Aim of the exercise: Set down, exactly as written, the lines from the top of the data to the line that holds "plt.rcParams['font.family'] = ['Liberation", and omit the pictures.

Figure scripts
Begin

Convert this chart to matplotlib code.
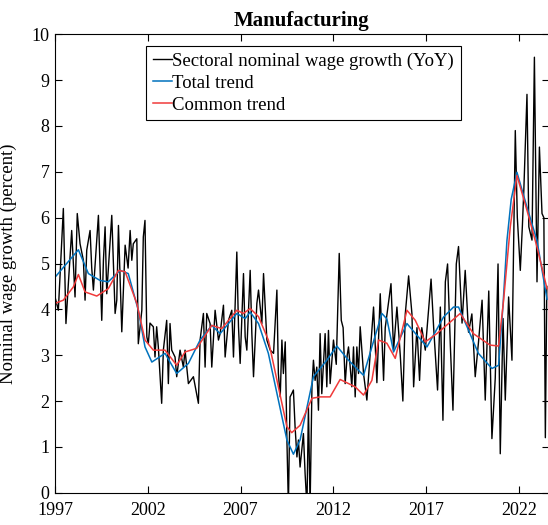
import matplotlib
matplotlib.use("Agg")
import matplotlib.pyplot as plt

plt.rcParams['font.family'] = ['Liberation Serif', 'DejaVu Serif']

# sectoral nominal wage growth (YoY)
wage_years = [
    1997.00, 1997.18, 1997.31, 1997.45, 1997.59, 1997.72, 1997.90, 1998.08, 1998.20, 1998.35,
    1998.53, 1998.62, 1998.71, 1998.89, 1998.98, 1999.07, 1999.34, 1999.52, 1999.61, 1999.70,
    1999.79, 2000.06, 2000.24, 2000.33, 2000.42, 2000.60, 2000.78, 2000.94, 2001.05, 2001.14,
    2001.22, 2001.41, 2001.49, 2001.68, 2001.76, 2001.85, 2001.95, 2002.03, 2002.12, 2002.30,
    2002.39, 2002.48, 2002.57, 2002.75, 2002.84, 2003.02, 2003.11, 2003.20, 2003.29, 2003.47,
    2003.56, 2003.74, 2003.92, 2004.01, 2004.19, 2004.46, 2004.73, 2004.82, 2005.00, 2005.09,
    2005.18, 2005.36, 2005.45, 2005.63, 2005.81, 2005.90, 2006.08, 2006.17, 2006.35, 2006.53,
    2006.62, 2006.80, 2006.89, 2006.98, 2007.16, 2007.25, 2007.34, 2007.52, 2007.61, 2007.70,
    2007.88, 2007.97, 2008.15, 2008.24, 2008.42, 2008.60, 2008.78, 2008.96, 2009.04, 2009.14,
    2009.23, 2009.31, 2009.41, 2009.50, 2009.58, 2009.67, 2009.76, 2009.85, 2009.94, 2010.04,
    2010.12, 2010.21, 2010.39, 2010.48, 2010.58, 2010.66, 2010.75, 2010.85, 2010.93, 2011.02,
    2011.11, 2011.20, 2011.29, 2011.38, 2011.56, 2011.65, 2011.74, 2011.83, 2012.01, 2012.16,
    2012.32, 2012.43, 2012.53, 2012.64, 2012.75, 2012.82, 2013.00, 2013.09, 2013.18, 2013.27,
    2013.36, 2013.45, 2013.63, 2013.81, 2013.99, 2014.17, 2014.35, 2014.53, 2014.71, 2014.80,
    2015.11, 2015.25, 2015.43, 2015.61, 2015.75, 2015.88, 2016.06, 2016.24, 2016.33, 2016.51,
    2016.65, 2016.77, 2016.96, 2017.27, 2017.41, 2017.62, 2017.77, 2017.91, 2018.04, 2018.16,
    2018.31, 2018.45, 2018.63, 2018.75, 2018.94, 2019.11, 2019.29, 2019.47, 2019.65, 2019.83,
    2020.02, 2020.19, 2020.38, 2020.55, 2020.73, 2020.88, 2021.00, 2021.15, 2021.27, 2021.45,
    2021.63, 2021.81, 2021.92, 2022.08, 2022.19, 2022.27, 2022.44, 2022.54, 2022.71, 2022.84,
    2022.98, 2023.11, 2023.25, 2023.35, 2023.43, 2023.51,
]
wage_growth = [
    4.27, 3.98, 5.07, 6.20, 3.69, 4.56, 5.72, 4.27, 6.09, 5.43,
    5.07, 4.20, 5.29, 5.72, 4.90, 4.42, 6.05, 3.76, 5.07, 5.80,
    4.34, 6.05, 3.91, 4.20, 5.83, 3.51, 5.40, 4.90, 5.72, 5.07,
    5.43, 5.54, 3.25, 3.98, 5.58, 5.94, 3.40, 3.25, 3.70, 3.62,
    2.96, 3.62, 3.18, 1.95, 3.11, 3.76, 2.38, 3.69, 3.11, 2.96,
    2.53, 3.11, 2.74, 3.11, 2.38, 2.53, 1.95, 3.33, 3.91, 2.74,
    3.91, 3.69, 2.74, 3.98, 3.33, 3.47, 4.09, 2.96, 3.76, 3.98,
    2.96, 5.25, 3.62, 2.82, 4.78, 3.40, 3.11, 4.85, 3.47, 2.53,
    4.13, 4.42, 3.69, 4.78, 3.33, 3.11, 3.04, 4.42, 2.60, 2.09,
    3.33, 2.60, 3.29, 1.15, -0.30, 2.09, 2.16, 2.24, 1.44, 0.78,
    1.15, 0.56, 1.29, 0.42, -0.30, 1.87, -0.30, 2.31, 2.89, 2.45,
    2.74, 1.80, 3.47, 2.16, 3.47, 2.31, 3.54, 2.38, 3.33, 2.80,
    5.22, 3.76, 3.60, 2.38, 3.00, 3.18, 2.31, 3.18, 2.09, 3.18,
    2.60, 3.62, 2.60, 2.02, 3.04, 4.05, 2.40, 4.34, 2.45, 3.60,
    4.56, 3.11, 4.05, 3.00, 2.00, 3.90, 4.73, 3.90, 2.31, 3.60,
    2.45, 3.60, 3.11, 4.66, 3.60, 2.24, 4.05, 1.58, 4.60, 4.99,
    3.20, 1.80, 4.99, 5.37, 3.70, 4.85, 3.50, 3.90, 2.53, 3.30,
    4.20, 2.02, 4.40, 1.18, 2.50, 4.99, 0.85, 3.80, 2.02, 4.27,
    2.89, 7.90, 6.00, 4.85, 5.80, 6.60, 8.69, 5.80, 5.51, 9.50,
    4.60, 7.54, 6.09, 6.00, 1.20, 4.50,
]

# total trend
total_years = [
    1997.00, 1998.26, 1998.80, 1999.43, 1999.87, 2000.51, 2000.95, 2001.49, 2001.85, 2002.22,
    2002.93, 2003.56, 2004.19, 2004.82, 2005.45, 2005.90, 2006.80, 2007.25, 2007.52, 2007.97,
    2008.50, 2009.04, 2009.50, 2009.85, 2010.21, 2010.93, 2011.65, 2012.19, 2012.82, 2013.63,
    2014.08, 2014.62, 2014.89, 2015.25, 2015.97, 2017.05, 2017.94, 2018.48, 2018.75, 2019.21,
    2019.82, 2020.55, 2020.91, 2021.15, 2021.36, 2021.59, 2021.90, 2022.44, 2022.98, 2023.52,
]
total_trend = [
    4.70, 5.30, 4.78, 4.63, 4.60, 4.85, 4.78, 3.98, 3.18, 2.85,
    3.04, 2.60, 2.82, 3.33, 3.65, 3.47, 3.91, 3.80, 3.94, 3.69,
    3.04, 2.02, 1.15, 0.84, 1.15, 2.53, 2.89, 3.20, 2.89, 2.56,
    3.18, 3.91, 3.79, 3.07, 3.69, 3.18, 3.83, 4.05, 4.05, 3.62,
    3.04, 2.71, 2.78, 4.10, 5.50, 6.40, 6.99, 6.23, 5.50, 4.22,
]

# common trend
common_years = [
    1997.00, 1997.45, 1997.99, 1998.26, 1998.62, 1999.25, 1999.87, 2000.42, 2000.78, 2001.41,
    2001.85, 2002.30, 2002.93, 2003.56, 2004.01, 2004.64, 2005.45, 2005.99, 2006.80, 2007.16,
    2007.52, 2007.97, 2008.50, 2009.04, 2009.50, 2009.76, 2010.21, 2010.85, 2011.29, 2011.83,
    2012.37, 2013.18, 2013.63, 2014.08, 2014.44, 2014.89, 2015.34, 2015.97, 2016.42, 2016.96,
    2017.58, 2018.84, 2019.55, 2020.45, 2020.91, 2021.18, 2021.54, 2021.90, 2022.44, 2022.98,
    2023.52,
]
common_trend = [
    4.13, 4.20, 4.49, 4.76, 4.38, 4.29, 4.45, 4.85, 4.82, 4.13,
    3.33, 3.11, 3.11, 2.78, 3.07, 3.15, 3.65, 3.58, 3.98, 3.91,
    4.02, 3.84, 3.33, 2.31, 1.44, 1.31, 1.47, 2.06, 2.09, 2.09,
    2.47, 2.31, 2.13, 2.45, 3.33, 3.26, 2.93, 3.98, 3.76, 3.29,
    3.47, 3.91, 3.47, 3.22, 3.20, 4.20, 5.80, 6.92, 6.16, 5.36,
    4.45,
]

year_ticks = [1997, 2002, 2007, 2012, 2017, 2022]
value_ticks = list(range(0, 11))

fig = plt.figure(figsize=(5.48, 5.25), dpi=100)
ax = fig.add_axes([55 / 548, 32.3 / 525, 493.5 / 548, 458.4 / 525])

ax.plot(wage_years, wage_growth, color='black', lw=1.0,
        label='Sectoral nominal wage growth (YoY)')
ax.plot(total_years, total_trend, color='#0072BD', lw=1.1, label='Total trend')
ax.plot(common_years, common_trend, color='#F03A3A', lw=1.1, label='Common trend')

ax.set_xlim(1997, 2023.6)
ax.set_ylim(0, 10)
ax.set_xticks(year_ticks)
ax.set_xticklabels([str(y) for y in year_ticks])
ax.set_yticks(value_ticks)
ax.tick_params(direction='in', top=True, right=True, length=5, width=0.8,
               labelsize=13, pad=4)
ax.tick_params(axis='x', pad=7)
for sp in ax.spines.values():
    sp.set_linewidth(0.8)

ax.set_title('Manufacturing', fontsize=15, fontweight='bold', pad=6)
ax.set_ylabel('Nominal wage growth (percent)', fontsize=13.5)
ax.yaxis.set_label_coords(-0.077, 0.5)

leg = ax.legend(loc='upper left', bbox_to_anchor=(0.1844, 0.974), borderaxespad=0,
                fontsize=13.5, handlelength=1.05, handletextpad=0.0, labelspacing=0.25,
                borderpad=0.35, fancybox=False, framealpha=1, edgecolor='black')
leg.get_frame().set_linewidth(0.8)

fig.savefig('out.png', dpi=100)
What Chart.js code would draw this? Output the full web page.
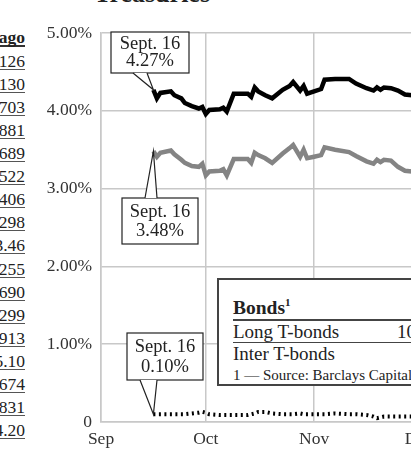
<!DOCTYPE html>
<html>
<head>
<meta charset="utf-8">
<script src="https://cdn.jsdelivr.net/npm/chart.js@4.4.0/dist/chart.umd.min.js"></script>
<style>
html, body { margin:0; padding:0; background:#fff; }
body { width:411px; height:463px; overflow:hidden; position:relative; font-family:"Liberation Serif", serif; color:#222; }
#wrap { position:absolute; left:0; top:0; width:440px; height:463px; }
#title { position:absolute; left:94px; top:-19px; font-size:26px; line-height:26px; font-weight:bold; white-space:nowrap; }
.row { position:absolute; right:386px; width:70px; height:18px; line-height:20px; font-size:17.5px; text-align:right; border-bottom:1.5px solid #555; white-space:nowrap; }
.row.head { font-weight:bold; border-bottom:2px solid #333; }
#legend { position:absolute; left:217px; top:278px; width:300px; height:104px; border:2px solid #444; background:#fff; }
#legend div { position:absolute; white-space:nowrap; }
</style>
</head>
<body>
<div id="title">Treasuries</div>
<div id="table"></div>
<div id="wrap"><canvas id="chart"></canvas></div>
<div id="legend">
  <div style="left:14px; top:16px; font-size:19.5px; font-weight:bold;">Bonds<sup style="font-size:11px;">1</sup></div>
  <div style="left:14px; top:39px; width:300px; border-top:2px solid #444;"></div>
  <div style="left:14px; top:41px; font-size:19px;">Long T-bonds</div>
  <div style="left:178px; top:41px; font-size:19px;">10</div>
  <div style="left:14px; top:62px; width:300px; border-top:1.5px solid #444;"></div>
  <div style="left:14px; top:63px; font-size:19px;">Inter T-bonds</div>
  <div style="left:14px; top:87px; font-size:15px;">1 — Source: Barclays Capital</div>
</div>
<script>
// 날짜 = 9월 1일부터의 일수
const monthDays = [0, 30, 61, 91];
const monthLabels = ['Sep', 'Oct', 'Nov', 'Dec'];

const days = [15,16,17,20,21,23,24,26,28,29,30,31,34,35,36,38,42,43,44,45,47,49,52,54,55,57,58,59,61,63,64,67,71,73,76,78,79,80,81,83,85,87,89,91];
const longBonds = [4.27,4.16,4.23,4.25,4.20,4.16,4.10,4.06,4.03,4.05,3.96,4.01,4.02,4.04,3.99,4.22,4.22,4.18,4.30,4.25,4.20,4.16,4.27,4.32,4.37,4.26,4.32,4.22,4.25,4.28,4.40,4.41,4.41,4.35,4.29,4.26,4.30,4.27,4.30,4.29,4.26,4.21,4.20,4.19];
const interBonds = [3.48,3.41,3.46,3.49,3.44,3.37,3.33,3.29,3.28,3.32,3.17,3.22,3.23,3.25,3.17,3.38,3.38,3.33,3.46,3.43,3.39,3.33,3.45,3.52,3.56,3.41,3.50,3.39,3.41,3.43,3.53,3.50,3.47,3.42,3.35,3.32,3.37,3.34,3.37,3.36,3.28,3.23,3.22,3.21];
const bills = [0.10,0.10,0.10,0.10,0.10,0.10,0.10,0.11,0.12,0.13,0.12,0.10,0.09,0.09,0.09,0.09,0.09,0.10,0.11,0.13,0.13,0.11,0.10,0.10,0.10,0.11,0.10,0.10,0.10,0.10,0.10,0.11,0.10,0.10,0.09,0.07,0.05,0.06,0.07,0.07,0.07,0.07,0.07,0.07];

const yTicks = [0, 1, 2, 3, 4, 5];

// 왼쪽 표 (잘린 열)
const tableHead = 'ago';
const tableValues = ['126','130','703','1,881','1,689','2,522','406','298','3.46','255','1,690','299','913','5.10','1,674','1,831','4.20'];

const $ = id => document.getElementById(id);

function renderTable(){
  const t = $('table');
  const h = document.createElement('div');
  h.className = 'row head';
  h.style.top = '27px';
  h.textContent = tableHead;
  t.appendChild(h);
  tableValues.forEach((v, i) => {
    const r = document.createElement('div');
    r.className = 'row';
    r.style.top = (51 + i * 23.06) + 'px';
    r.textContent = v;
    t.appendChild(r);
  });
}

const toPts = vals => vals.map((v, i) => ({ x: days[i], y: v }));

// 말풍선 주석
const callouts = [
  { ds: 0, box: [111, 32, 78, 41], tail: [133, 147], lines: ['Sept. 16', longBonds[0].toFixed(2) + '%'] },
  { ds: 1, box: [122, 198, 76, 46], tail: [145, 157], lines: ['Sept. 16', interBonds[0].toFixed(2) + '%'] },
  { ds: 2, box: [127, 333, 76, 47], tail: [140, 157], lines: ['Sept. 16', bills[0].toFixed(2) + '%'] }
];

const calloutPlugin = {
  id: 'callouts',
  afterDatasetsDraw(chart){
    const ctx = chart.ctx;
    const xs = chart.scales.x, ys = chart.scales.y;
    ctx.save();
    callouts.forEach(c => {
      const tipX = xs.getPixelForValue(days[0]);
      const tipY = ys.getPixelForValue(chart.data.datasets[c.ds].data[0].y);
      const [bx, by, bw, bh] = c.box;
      const below = tipY > by + bh;
      const baseY = below ? by + bh : by;
      ctx.fillStyle = '#fff';
      ctx.strokeStyle = '#222';
      ctx.lineWidth = 1.2;
      ctx.fillRect(bx, by, bw, bh);
      ctx.strokeRect(bx, by, bw, bh);
      // 꼬리
      ctx.beginPath();
      ctx.moveTo(c.tail[0], baseY);
      ctx.lineTo(tipX, tipY);
      ctx.lineTo(c.tail[1], baseY);
      ctx.closePath();
      ctx.fill();
      ctx.beginPath();
      ctx.moveTo(c.tail[0], baseY);
      ctx.lineTo(tipX, tipY);
      ctx.lineTo(c.tail[1], baseY);
      ctx.stroke();
      ctx.fillStyle = '#222';
      ctx.font = '18.5px "Liberation Serif", serif';
      ctx.textAlign = 'center';
      ctx.textBaseline = 'middle';
      ctx.fillText(c.lines[0], bx + bw / 2, by + bh * 0.3);
      ctx.fillText(c.lines[1], bx + bw / 2, by + bh * 0.72);
    });
    ctx.restore();
  }
};

function initChart(){
  const ctx = $('chart').getContext('2d');
  const grid = { color: '#c8c8c8', lineWidth: 1.5, drawTicks: false };
  const border = { color: '#c8c8c8', width: 1.5 };
  const font = { family: '"Liberation Serif", serif', size: 17.5 };
  new Chart(ctx, {
    type: 'line',
    data: {
      datasets: [
        { label: 'Long T-bonds', data: toPts(longBonds), borderColor: '#000', borderWidth: 4.5 },
        { label: 'Inter T-bonds', data: toPts(interBonds), borderColor: '#848484', borderWidth: 4.5 },
        { label: 'Bills', data: toPts(bills), borderColor: '#000', borderWidth: 4, borderDash: [2, 3.5] }
      ]
    },
    options: {
      responsive: true,
      maintainAspectRatio: false,
      animation: false,
      elements: { point: { radius: 0 }, line: { tension: 0, borderCapStyle: 'butt', borderJoinStyle: 'miter' } },
      layout: { padding: { top: 33, right: 20.5, left: 0, bottom: 0 } },
      plugins: { legend: { display: false }, tooltip: { enabled: false } },
      scales: {
        x: {
          type: 'linear', min: monthDays[0], max: monthDays[monthDays.length - 1],
          grid, border,
          afterBuildTicks: s => { s.ticks = monthDays.map(v => ({ value: v })); },
          afterFit: s => { s.height = 41; },
          ticks: { font, color: '#333', padding: 7, maxRotation: 0, autoSkip: false,
                   callback: v => monthLabels[monthDays.indexOf(v)] }
        },
        y: {
          min: 0, max: 5,
          grid, border,
          afterBuildTicks: s => { s.ticks = yTicks.map(v => ({ value: v })); },
          afterFit: s => { s.width = 101; },
          ticks: { font, color: '#333', padding: 9,
                   callback: v => v === 0 ? '0' : v.toFixed(2) + '%' }
        }
      }
    },
    plugins: [calloutPlugin]
  });
}

renderTable();
initChart();
</script>
</body>
</html>
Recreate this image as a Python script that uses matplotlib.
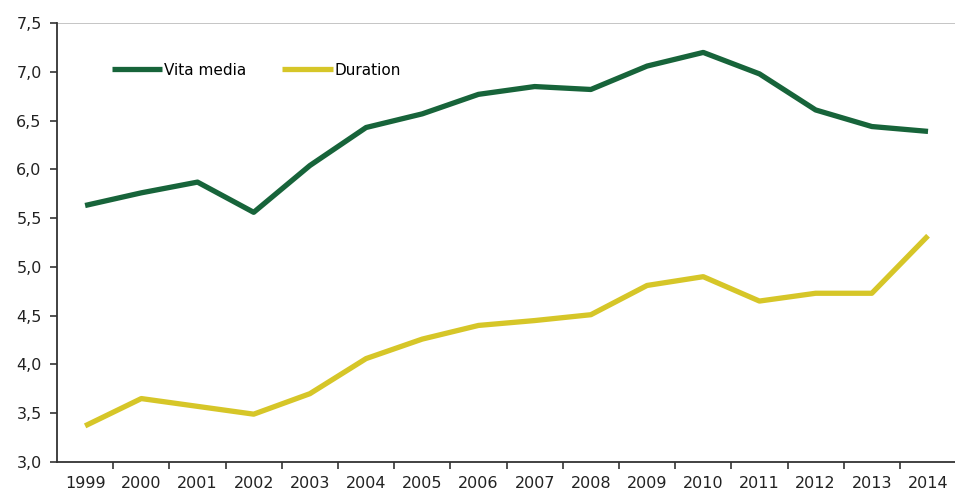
import matplotlib
matplotlib.use("Agg")
import matplotlib.pyplot as plt
import matplotlib.ticker as mticker
import numpy as np

years = ["1999", "2000", "2001", "2002", "2003", "2004", "2005", "2006",
         "2007", "2008", "2009", "2010", "2011", "2012", "2013", "2014"]
vita_media = [5.63, 5.76, 5.87, 5.56, 6.04, 6.43, 6.57, 6.77,
              6.85, 6.82, 7.06, 7.20, 6.98, 6.61, 6.44, 6.39]
duration = [3.37, 3.65, 3.57, 3.49, 3.70, 4.06, 4.26, 4.40,
            4.45, 4.51, 4.81, 4.90, 4.65, 4.73, 4.73, 5.32]

plt.rcParams["font.family"] = ["DejaVu Sans"]

fig = plt.figure(figsize=(9.55, 4.93), dpi=100)
ax = fig.add_axes([0.0597, 0.063, 0.9403 + 0.01, 0.890])

x = np.arange(len(years))
ax.plot(x, vita_media, color="#17643a", lw=3.8, label="Vita media", solid_capstyle="butt")
ax.plot(x, duration, color="#d6c628", lw=3.8, label="Duration", solid_capstyle="butt")

ax.set_xlim(-0.5, len(years) - 0.5 + 0.15)
ax.set_ylim(3.0, 7.5)

ax.set_xticks(x)
ax.set_xticklabels(years, fontsize=11.5, color="#222222")
ax.set_xticks(np.arange(len(years)) + 0.5, minor=True)
ax.tick_params(axis="x", which="major", length=0, pad=10)
ax.tick_params(axis="x", which="minor", length=5, direction="out", color="#333333", width=1.2)

ax.set_yticks(np.arange(3.0, 7.51, 0.5))
ax.yaxis.set_major_formatter(mticker.FuncFormatter(lambda v, p: f"{v:.1f}".replace(".", ",")))
ax.tick_params(axis="y", length=5, direction="out", labelsize=11.5, labelcolor="#222222",
               color="#333333", width=1.2, pad=6)

ax.axhline(7.5, color="#bbbbbb", lw=1.2)
for s in ["top", "right"]:
    ax.spines[s].set_visible(False)
for s in ["left", "bottom"]:
    ax.spines[s].set_color("#333333")
    ax.spines[s].set_linewidth(1.3)

ax.legend(loc="center left", bbox_to_anchor=(0.045, 0.893), ncol=2, frameon=False,
          fontsize=11, handlelength=3.3, handletextpad=0.1, columnspacing=2.4)

fig.savefig("out.png", dpi=100)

End

Solution for this exercise:
Convert this chart to matplotlib code.
import matplotlib
matplotlib.use("Agg")
import matplotlib.pyplot as plt

plt.rcParams['font.family'] = ['Liberation Serif', 'DejaVu Serif']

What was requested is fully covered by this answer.